=== Collected data ===
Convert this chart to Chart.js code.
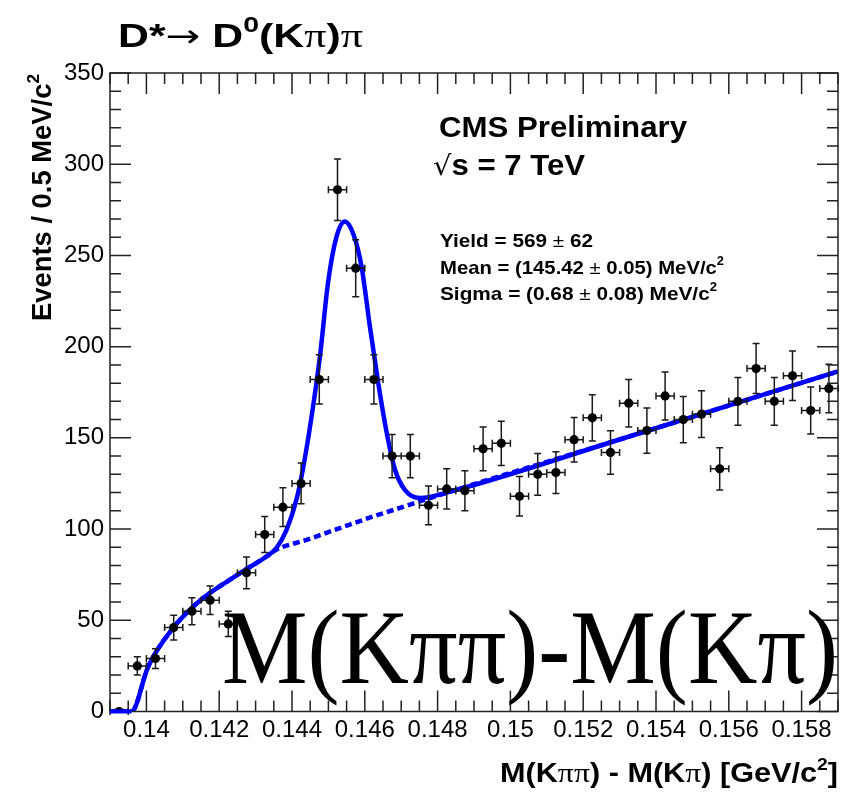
<!DOCTYPE html>
<html>
<head>
<meta charset="utf-8">
<title>D* to D0(K pi) pi</title>
<script src="https://cdn.jsdelivr.net/npm/chart.js@4.4.1/dist/chart.umd.min.js"></script>
<style>
  html, body { margin: 0; padding: 0; background: #fff; }
</style>
</head>
<body>
<canvas id="massChart" width="864" height="794"></canvas>
<script>
// bin centres, GeV/c^2 (0.5 MeV bins)
const massBins = [0.13925, 0.13975, 0.14025, 0.14075, 0.14125, 0.14175, 0.14225, 0.14275, 0.14325, 0.14375,
  0.14425, 0.14475, 0.14525, 0.14575, 0.14625, 0.14675, 0.14725, 0.14775, 0.14825, 0.14875,
  0.14925, 0.14975, 0.15025, 0.15075, 0.15125, 0.15175, 0.15225, 0.15275, 0.15325, 0.15375,
  0.15425, 0.15475, 0.15525, 0.15575, 0.15625, 0.15675, 0.15725, 0.15775, 0.15825, 0.15875];
// events per bin
const counts = [0, 25, 29, 46, 55, 61, 48, 76, 97, 112,
  125, 182, 286, 243, 182, 140, 140, 113, 122, 121,
  144, 147, 118, 130, 131, 149, 161, 142, 169, 154,
  173, 160, 163, 133, 170, 188, 170, 184, 165, 177];

// total fit (signal + background)
const fitMass = [0.139, 0.13959, 0.14005, 0.14073, 0.14124, 0.14174, 0.14229, 0.14272, 0.1433, 0.14357,
  0.14385, 0.14412, 0.14431, 0.14454, 0.14477, 0.14499, 0.14522, 0.14545, 0.14568, 0.14591,
  0.14614, 0.14637, 0.1466, 0.14683, 0.1471, 0.14751, 0.1485, 0.153, 0.159];
const fitTotal = [0, 0, 24.7, 45.7, 56.7, 64.9, 72.2, 77.7, 85, 89.6,
  99.6, 116, 134, 162, 195, 235, 260, 268.6, 262, 244,
  211, 180, 153, 132.5, 121.5, 117, 121.4, 149.1, 186.4];

// background only (dashed)
const bgMass = [0.139, 0.13959, 0.14005, 0.14073, 0.14124, 0.14174, 0.14229, 0.14272, 0.1433, 0.14357,
  0.1444, 0.14531, 0.14623, 0.14715, 0.14779, 0.153, 0.159];
const bgLevel = [0, 0, 24.7, 45.7, 56.7, 64.9, 72.2, 77.7, 85, 88.7,
  94.1, 100.5, 106.9, 112.8, 117, 149.1, 186.4];

const xTicks = [0.14, 0.142, 0.144, 0.146, 0.148, 0.15, 0.152, 0.154, 0.156, 0.158];
const yTicks = [0, 50, 100, 150, 200, 250, 300, 350];

const halfBin = 0.00025;
const SANS = '"Liberation Sans", Arial, sans-serif';
const SERIF = '"Liberation Serif", "Times New Roman", serif';

// draw a row of text pieces, stretched to a given width
function drawRuns(ctx, runs, x, y, width, align) {
  let w = 0;
  runs.forEach(r => { ctx.font = r.f; w += ctx.measureText(r.t).width; });
  const sx = width ? width / w : 1;
  ctx.save();
  ctx.translate(align === 'right' ? x - w * sx : x, y);
  ctx.scale(sx, 1);
  let cx = 0;
  runs.forEach(r => {
    ctx.font = r.f;
    ctx.fillText(r.t, cx, r.dy || 0);
    cx += ctx.measureText(r.t).width;
  });
  ctx.restore();
}

const rootStyle = {
  id: 'rootStyle',
  beforeDatasetDraw(chart, args) {
    if (args.index !== 0) return;
    const { ctx, scales: { x, y } } = chart;
    ctx.save();
    ctx.strokeStyle = '#1a1a1a';
    ctx.lineWidth = 1.5;
    ctx.beginPath();
    massBins.forEach((m, i) => {
      const c = counts[i], e = Math.sqrt(c);
      const px = x.getPixelForValue(m), py = y.getPixelForValue(c);
      const xl = x.getPixelForValue(m - halfBin), xr = x.getPixelForValue(m + halfBin);
      ctx.moveTo(xl, py); ctx.lineTo(xr, py);
      ctx.moveTo(xl, py - 3.5); ctx.lineTo(xl, py + 3.5);
      ctx.moveTo(xr, py - 3.5); ctx.lineTo(xr, py + 3.5);
      if (e > 0) {
        const yt = y.getPixelForValue(c + e), yb = y.getPixelForValue(c - e);
        ctx.moveTo(px, yt); ctx.lineTo(px, yb);
        ctx.moveTo(px - 3.5, yt); ctx.lineTo(px + 3.5, yt);
        ctx.moveTo(px - 3.5, yb); ctx.lineTo(px + 3.5, yb);
      }
    });
    ctx.stroke();
    ctx.restore();
  },
  afterDraw(chart) {
    const { ctx, chartArea: a, scales: { x, y } } = chart;
    ctx.save();
    // frame and inside ticks
    ctx.strokeStyle = '#222';
    ctx.lineWidth = 1.5;
    ctx.strokeRect(a.left, a.top, a.right - a.left, a.bottom - a.top);
    ctx.beginPath();
    for (let k = 0; k <= 40; k++) {
      const px = x.getPixelForValue(0.139 + k * 0.0005);
      const len = k % 4 === 2 ? 21 : 11;
      ctx.moveTo(px, a.bottom); ctx.lineTo(px, a.bottom - len);
      ctx.moveTo(px, a.top); ctx.lineTo(px, a.top + len);
    }
    for (let k = 0; k <= 35; k++) {
      const py = y.getPixelForValue(k * 10);
      const len = k % 5 === 0 ? 21 : 11;
      ctx.moveTo(a.left, py); ctx.lineTo(a.left + len, py);
      ctx.moveTo(a.right, py); ctx.lineTo(a.right - len, py);
    }
    ctx.stroke();

    // flat part of the fit below threshold sits on the axis
    ctx.strokeStyle = '#0000ff';
    ctx.lineWidth = 4;
    ctx.beginPath();
    ctx.moveTo(x.getPixelForValue(fitMass[0]), y.getPixelForValue(fitTotal[0]));
    ctx.lineTo(x.getPixelForValue(fitMass[1]), y.getPixelForValue(fitTotal[1]));
    ctx.stroke();

    ctx.fillStyle = '#000';
    ctx.textBaseline = 'alphabetic';
    ctx.textAlign = 'left';
    const B = s => 'bold ' + s + 'px ' + SANS;
    const N = s => s + 'px ' + SANS;
    const S = s => s + 'px ' + SERIF;

    // title
    drawRuns(ctx, [
      { t: 'D*', f: B(33) },
      { t: '\u2192', f: '32px "DejaVu Sans"' },
      { t: ' D', f: B(33) },
      { t: '0', f: B(22), dy: -15 },
      { t: '(K', f: B(33) },
      { t: '\u03c0', f: S(34) },
      { t: ')', f: B(33) },
      { t: '\u03c0', f: S(34) }
    ], 118, 47, 245);

    drawRuns(ctx, [{ t: 'CMS Preliminary', f: B(29) }], 439, 137, 248);
    drawRuns(ctx, [
      { t: '\u221a', f: '27px "DejaVu Sans"' },
      { t: 's = 7 TeV', f: B(29) }
    ], 433, 175, 152);

    drawRuns(ctx, [
      { t: 'Yield = 569 ', f: B(19) },
      { t: '\u00b1', f: N(19) },
      { t: ' 62', f: B(19) }
    ], 440, 247, 153);
    drawRuns(ctx, [
      { t: 'Mean = (145.42 ', f: B(19) },
      { t: '\u00b1', f: N(19) },
      { t: ' 0.05) MeV/c', f: B(19) },
      { t: '2', f: B(12), dy: -9 }
    ], 440, 274, 284);
    drawRuns(ctx, [
      { t: 'Sigma = (0.68 ', f: B(19) },
      { t: '\u00b1', f: N(19) },
      { t: ' 0.08) MeV/c', f: B(19) },
      { t: '2', f: B(12), dy: -9 }
    ], 440, 300, 277);

    // axis titles
    drawRuns(ctx, [
      { t: 'M(K', f: B(27) },
      { t: '\u03c0\u03c0', f: S(28) },
      { t: ') - M(K', f: B(27) },
      { t: '\u03c0', f: S(28) },
      { t: ') [GeV/c', f: B(27) },
      { t: '2', f: B(17), dy: -12 },
      { t: ']', f: B(27) }
    ], 838, 782, 338, 'right');

    ctx.save();
    ctx.translate(51, 74);
    ctx.rotate(-Math.PI / 2);
    drawRuns(ctx, [
      { t: 'Events / 0.5 MeV/c', f: B(27) },
      { t: '2', f: B(17), dy: -12 }
    ], 0, 0, 247, 'right');
    ctx.restore();

    // large overlaid label
    drawRuns(ctx, [{ t: 'M(K\u03c0\u03c0)-M(K\u03c0)', f: S(106) }], 222, 683, 616);
    ctx.restore();
  }
};

new Chart(document.getElementById('massChart'), {
  type: 'scatter',
  data: {
    datasets: [
      {
        label: 'Data',
        data: massBins.map((m, i) => ({ x: m, y: counts[i] })),
        pointRadius: 4.6,
        pointHoverRadius: 4.6,
        backgroundColor: '#000',
        borderWidth: 0,
        order: 0
      },
      {
        label: 'Fit',
        data: fitMass.map((m, i) => ({ x: m, y: fitTotal[i] })),
        showLine: true,
        borderColor: '#0000ff',
        borderWidth: 4.5,
        pointRadius: 0,
        cubicInterpolationMode: 'monotone',
        order: 1
      },
      {
        label: 'Background',
        data: bgMass.map((m, i) => ({ x: m, y: bgLevel[i] })),
        showLine: true,
        borderColor: '#0000ff',
        borderWidth: 4.5,
        borderDash: [7, 4],
        pointRadius: 0,
        cubicInterpolationMode: 'monotone',
        order: 2
      }
    ]
  },
  options: {
    responsive: false,
    animation: false,
    events: [],
    layout: { padding: { top: 73, right: 26, left: 0, bottom: 0 } },
    plugins: { legend: { display: false }, tooltip: { enabled: false } },
    scales: {
      x: {
        type: 'linear',
        min: 0.139,
        max: 0.159,
        afterFit: s => { s.height = 82.5; },
        afterBuildTicks: s => { s.ticks = xTicks.map(v => ({ value: v })); },
        ticks: {
          callback: v => String(+v.toFixed(3)),
          font: { family: SANS, size: 24 },
          color: '#000',
          padding: 4,
          maxRotation: 0,
          autoSkip: false
        },
        grid: { display: false, drawTicks: false },
        border: { display: false }
      },
      y: {
        min: 0,
        max: 350,
        afterFit: s => { s.width = 110; },
        afterBuildTicks: s => { s.ticks = yTicks.map(v => ({ value: v })); },
        ticks: {
          font: { family: SANS, size: 24 },
          color: '#000',
          padding: 6
        },
        grid: { display: false, drawTicks: false },
        border: { display: false }
      }
    }
  },
  plugins: [rootStyle]
});
</script>
</body>
</html>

=== Given instruction ===
Look at the listing and set down only the lines from its start through the line with "173, 160, 163, 133, 170, 188, 170, 184, 165, 177];", word for word and without pictures.

=== The answer ===
Convert this chart to Chart.js code.
<!DOCTYPE html>
<html>
<head>
<meta charset="utf-8">
<title>D* to D0(K pi) pi</title>
<script src="https://cdn.jsdelivr.net/npm/chart.js@4.4.1/dist/chart.umd.min.js"></script>
<style>
  html, body { margin: 0; padding: 0; background: #fff; }
</style>
</head>
<body>
<canvas id="massChart" width="864" height="794"></canvas>
<script>
// bin centres, GeV/c^2 (0.5 MeV bins)
const massBins = [0.13925, 0.13975, 0.14025, 0.14075, 0.14125, 0.14175, 0.14225, 0.14275, 0.14325, 0.14375,
  0.14425, 0.14475, 0.14525, 0.14575, 0.14625, 0.14675, 0.14725, 0.14775, 0.14825, 0.14875,
  0.14925, 0.14975, 0.15025, 0.15075, 0.15125, 0.15175, 0.15225, 0.15275, 0.15325, 0.15375,
  0.15425, 0.15475, 0.15525, 0.15575, 0.15625, 0.15675, 0.15725, 0.15775, 0.15825, 0.15875];
// events per bin
const counts = [0, 25, 29, 46, 55, 61, 48, 76, 97, 112,
  125, 182, 286, 243, 182, 140, 140, 113, 122, 121,
  144, 147, 118, 130, 131, 149, 161, 142, 169, 154,
  173, 160, 163, 133, 170, 188, 170, 184, 165, 177];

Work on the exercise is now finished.